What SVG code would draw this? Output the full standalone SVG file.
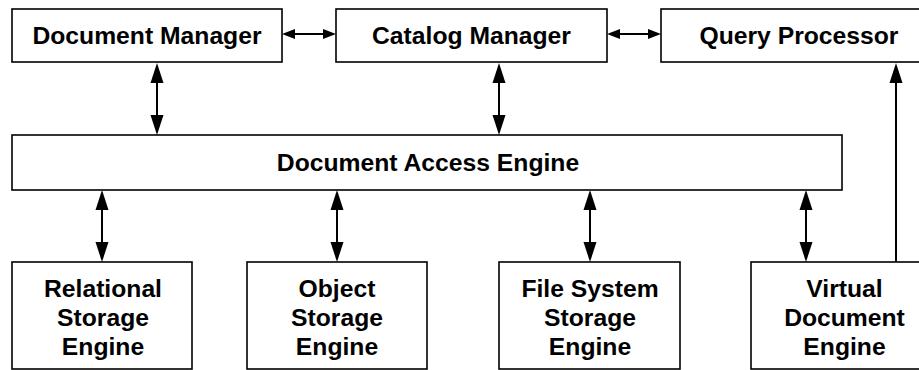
<svg xmlns="http://www.w3.org/2000/svg" width="919" height="370" viewBox="0 0 919 370">
  <style>
    .box { fill: #ffffff; stroke: #000000; stroke-width: 1.6; }
    .lbl { font-family: "Liberation Sans", Arial, Helvetica, sans-serif; font-weight: bold; font-size: 24.7px; fill: #000000; text-anchor: middle; }
    .link { fill: none; stroke: #000000; stroke-width: 2; }
    .v2 { marker-start: url(#headV); marker-end: url(#headV); }
    .h2 { marker-start: url(#headH); marker-end: url(#headH); }
    .v1 { marker-end: url(#headV); }
  </style>
  <defs>
    <!-- arrowheads: base sits on the path end, tip extends beyond it -->
    <marker id="headV" markerUnits="userSpaceOnUse" markerWidth="20" markerHeight="13" refX="0" refY="6.5" orient="auto-start-reverse" overflow="visible">
      <path d="M0,0 L20,6.5 L0,13 Z" fill="#000000"/>
    </marker>
    <marker id="headH" markerUnits="userSpaceOnUse" markerWidth="13" markerHeight="10" refX="0" refY="5" orient="auto-start-reverse" overflow="visible">
      <path d="M0,0 L13,5 L0,10 Z" fill="#000000"/>
    </marker>
  </defs>

  <rect width="919" height="370" fill="#ffffff"/>

  <!-- top row -->
  <g id="document-manager">
    <rect class="box" x="12" y="9" width="270" height="53"/>
    <text class="lbl" x="147" y="44">Document Manager</text>
  </g>
  <g id="catalog-manager">
    <rect class="box" x="336" y="9" width="271" height="53"/>
    <text class="lbl" x="471.5" y="44">Catalog Manager</text>
  </g>
  <g id="query-processor">
    <rect class="box" x="661" y="9" width="276" height="53"/>
    <text class="lbl" x="799" y="44">Query Processor</text>
  </g>

  <!-- middle layer -->
  <g id="document-access-engine">
    <rect class="box" x="12" y="135" width="830" height="55"/>
    <text class="lbl" x="428" y="171">Document Access Engine</text>
  </g>

  <!-- storage engines -->
  <g id="relational-storage-engine">
    <rect class="box" x="12" y="262" width="180" height="107"/>
    <text class="lbl" x="103" y="297">Relational</text>
    <text class="lbl" x="103" y="326">Storage</text>
    <text class="lbl" x="103" y="355">Engine</text>
  </g>
  <g id="object-storage-engine">
    <rect class="box" x="247" y="262" width="180" height="107"/>
    <text class="lbl" x="337" y="297">Object</text>
    <text class="lbl" x="337" y="326">Storage</text>
    <text class="lbl" x="337" y="355">Engine</text>
  </g>
  <g id="file-system-storage-engine">
    <rect class="box" x="499" y="262" width="181" height="107"/>
    <text class="lbl" x="590" y="297">File System</text>
    <text class="lbl" x="590" y="326">Storage</text>
    <text class="lbl" x="590" y="355">Engine</text>
  </g>
  <g id="virtual-document-engine">
    <rect class="box" x="751" y="262" width="187" height="107"/>
    <text class="lbl" x="844.5" y="297">Virtual</text>
    <text class="lbl" x="844.5" y="326">Document</text>
    <text class="lbl" x="844.5" y="355">Engine</text>
  </g>

  <g id="connectors">
    <!-- top row, horizontal two-way links -->
    <path class="link h2" d="M295,34 L323,34"/>
    <path class="link h2" d="M620,34 L648,34"/>
    <!-- managers to access engine -->
    <path class="link v2" d="M157,115 L157,83"/>
    <path class="link v2" d="M499,115 L499,83"/>
    <!-- access engine to storage engines -->
    <path class="link v2" d="M102,242 L102,210"/>
    <path class="link v2" d="M337,242 L337,210"/>
    <path class="link v2" d="M590,242 L590,210"/>
    <path class="link v2" d="M806,242 L806,210"/>
    <!-- virtual document engine up to query processor -->
    <path class="link v1" d="M896,262 L896,83"/>
  </g>
</svg>
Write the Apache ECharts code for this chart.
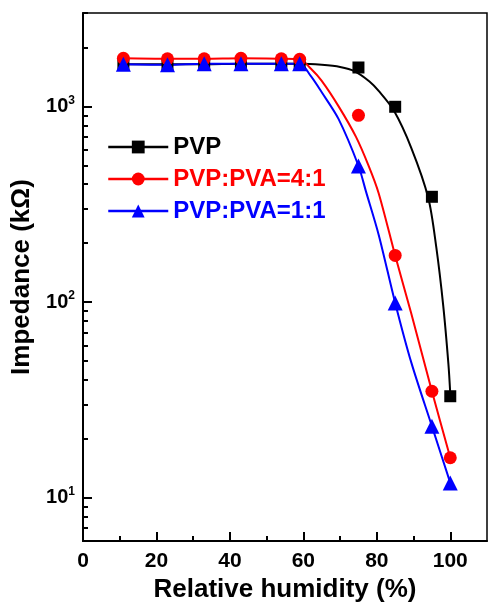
<!DOCTYPE html>
<html><head><meta charset="utf-8">
<script src="https://cdn.jsdelivr.net/npm/echarts@6/dist/echarts.min.js"></script>
<style>html,body{margin:0;padding:0;background:#fff}#c{width:488px;height:608px}</style>
</head><body><div id="c"></div>
<script>
// ---- data ----
const seriesNames = ['PVP', 'PVP:PVA=4:1', 'PVP:PVA=1:1'];
const seriesColors = ['#000000', '#ff0000', '#0000ff'];
const seriesSymbols = ['rect', 'circle', 'triangle'];
const humidity = [11, 23, 33, 43, 54, 59, 75, 85, 95, 100];
const pvp   = [1640, 1640, 1640, 1650, 1650, 1650, 1580, 995, 345, 33];
const pvp41 = [1760, 1750, 1750, 1760, 1750, 1740, 900, 173, 35, 16];
const pvp11 = [1640, 1630, 1650, 1650, 1650, 1650, 495, 99, 23.2, 11.9];

// fitted curves
const pvpFitX   = [11, 23, 33, 43, 54, 59, 65, 70, 74, 78, 80.5, 84.6, 89.4, 94, 96.2, 98.1, 99.5, 100];
const pvpFitY   = [1640, 1640, 1640, 1650, 1650, 1650, 1630, 1590, 1510, 1340, 1200, 954, 612, 341, 190, 95, 48, 34];
const pvp41FitX = [11, 23, 33, 43, 54, 59, 62, 65, 69.6, 74.3, 77.8, 80.5, 85, 89.4, 95, 100];
const pvp41FitY = [1760, 1750, 1750, 1760, 1750, 1740, 1560, 1350, 1000, 700, 495, 360, 173, 87, 35, 16];
const pvp11FitX = [11, 23, 33, 43, 54, 59, 62, 65, 69.6, 75, 77, 80.5, 85, 89.4, 95, 100];
const pvp11FitY = [1640, 1630, 1650, 1650, 1650, 1650, 1430, 1180, 860, 497, 370, 221, 99, 49, 23.2, 11.9];

const xMinorTicks = [10, 30, 50, 70, 90];
const yMinorTicks = [6, 7, 8, 9, 20, 30, 40, 50, 60, 70, 80, 90, 200, 300, 400, 500, 600, 700, 800, 900, 2000, 3000];

const F = '"Liberation Sans", Arial, sans-serif';
const zip = (xs, ys) => xs.map((x, i) => [x, ys[i]]);

const markerData = [pvp, pvp41, pvp11];
const fitData = [[pvpFitX, pvpFitY], [pvp41FitX, pvp41FitY], [pvp11FitX, pvp11FitY]];
const symbolSizes = [12, 13, 15];

const series = [];
fitData.forEach((f, i) => {
  series.push({
    type: 'line', name: seriesNames[i] + ' fit', data: zip(f[0], f[1]),
    xAxisIndex: 0, yAxisIndex: 0,
    smooth: 0.3, showSymbol: false, silent: true, z: 2,
    lineStyle: { color: seriesColors[i], width: 2 }
  });
});
markerData.forEach((d, i) => {
  series.push({
    type: 'line', name: seriesNames[i], data: zip(humidity, d),
    xAxisIndex: 0, yAxisIndex: 0,
    symbol: seriesSymbols[i], symbolSize: symbolSizes[i], showAllSymbol: true, z: 3,
    itemStyle: { color: seriesColors[i] },
    lineStyle: { color: seriesColors[i], width: 2.5, opacity: 0 }
  });
});

const chart = echarts.init(document.getElementById('c'), null, { renderer: 'canvas' });
chart.setOption({
  animation: false,
  backgroundColor: '#fff',
  grid: { left: 83, top: 13, width: 404, bottom: 62, show: true, borderColor: '#000', borderWidth: 1.5, backgroundColor: 'transparent' },
  legend: {
    orient: 'vertical', left: 107, top: 135, padding: 0, itemWidth: 60, itemHeight: 16, itemGap: 8,
    selectedMode: false,
    lineStyle: { width: 2.5, opacity: 1 },
    textStyle: { fontSize: 24, fontWeight: 'bold', fontFamily: F },
    data: seriesNames.map((n, i) => ({
      name: n, textStyle: { color: seriesColors[i] },
      lineStyle: { opacity: 1, width: 2.5, color: seriesColors[i] },
      itemStyle: { color: seriesColors[i] }
    }))
  },
  xAxis: [{
    type: 'value', min: 0, max: 110, interval: 20,
    name: 'Relative humidity (%)', nameLocation: 'middle', nameGap: 35,
    nameTextStyle: { fontSize: 26, fontWeight: 'bold', fontFamily: F, color: '#000' },
    axisLine: { show: true, onZero: false, lineStyle: { color: '#000', width: 2 } },
    axisTick: { show: true, inside: true, length: 9, lineStyle: { color: '#000', width: 2 } },
    axisLabel: { show: true, margin: 10, showMaxLabel: false, fontSize: 21, fontWeight: 'bold', fontFamily: F, color: '#000' },
    splitLine: { show: false }
  }, {
    type: 'value', min: 0, max: 110, position: 'bottom',
    axisLine: { show: false, onZero: false },
    axisTick: { show: true, inside: true, length: 5, customValues: xMinorTicks, lineStyle: { color: '#000', width: 2 } },
    axisLabel: { show: false },
    splitLine: { show: false }
  }],
  yAxis: [{
    type: 'log', logBase: 10, min: 6, max: 3000,
    name: 'Impedance (kΩ)', nameLocation: 'middle', nameGap: 47,
    nameTextStyle: { fontSize: 26, fontWeight: 'bold', fontFamily: F, color: '#000' },
    axisLine: { show: true, onZero: false, lineStyle: { color: '#000', width: 2 } },
    axisTick: { show: true, inside: true, length: 9, lineStyle: { color: '#000', width: 2 } },
    axisLabel: {
      show: true, margin: 8, showMinLabel: false, showMaxLabel: false,
      formatter: v => '{b|10}{s|' + Math.round(Math.log10(v)) + '}',
      rich: {
        b: { fontSize: 20, fontWeight: 'bold', fontFamily: F, color: '#000', lineHeight: 24 },
        s: { fontSize: 12, fontWeight: 'bold', fontFamily: F, color: '#000', verticalAlign: 'top', lineHeight: 14 }
      }
    },
    splitLine: { show: false }
  }, {
    type: 'value', min: Math.log10(6), max: Math.log10(3000), position: 'left',
    axisLine: { show: false, onZero: false },
    axisTick: { show: true, inside: true, length: 5, customValues: yMinorTicks.map(v => Math.log10(v)), lineStyle: { color: '#000', width: 2 } },
    axisLabel: { show: false },
    splitLine: { show: false }
  }],
  series: series
});
</script></body></html>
^^^^
▸ Given task: Starting at the line that contains "Write the Apache ECharts code for this chart." and stopping after the line that contains "99, 23.2, 11.9];", copy every line exactly. Leave any pictures behind.

▸ Final answer:
Write the Apache ECharts code for this chart.
<!DOCTYPE html>
<html><head><meta charset="utf-8">
<script src="https://cdn.jsdelivr.net/npm/echarts@6/dist/echarts.min.js"></script>
<style>html,body{margin:0;padding:0;background:#fff}#c{width:488px;height:608px}</style>
</head><body><div id="c"></div>
<script>
// ---- data ----
const seriesNames = ['PVP', 'PVP:PVA=4:1', 'PVP:PVA=1:1'];
const seriesColors = ['#000000', '#ff0000', '#0000ff'];
const seriesSymbols = ['rect', 'circle', 'triangle'];
const humidity = [11, 23, 33, 43, 54, 59, 75, 85, 95, 100];
const pvp   = [1640, 1640, 1640, 1650, 1650, 1650, 1580, 995, 345, 33];
const pvp41 = [1760, 1750, 1750, 1760, 1750, 1740, 900, 173, 35, 16];
const pvp11 = [1640, 1630, 1650, 1650, 1650, 1650, 495, 99, 23.2, 11.9];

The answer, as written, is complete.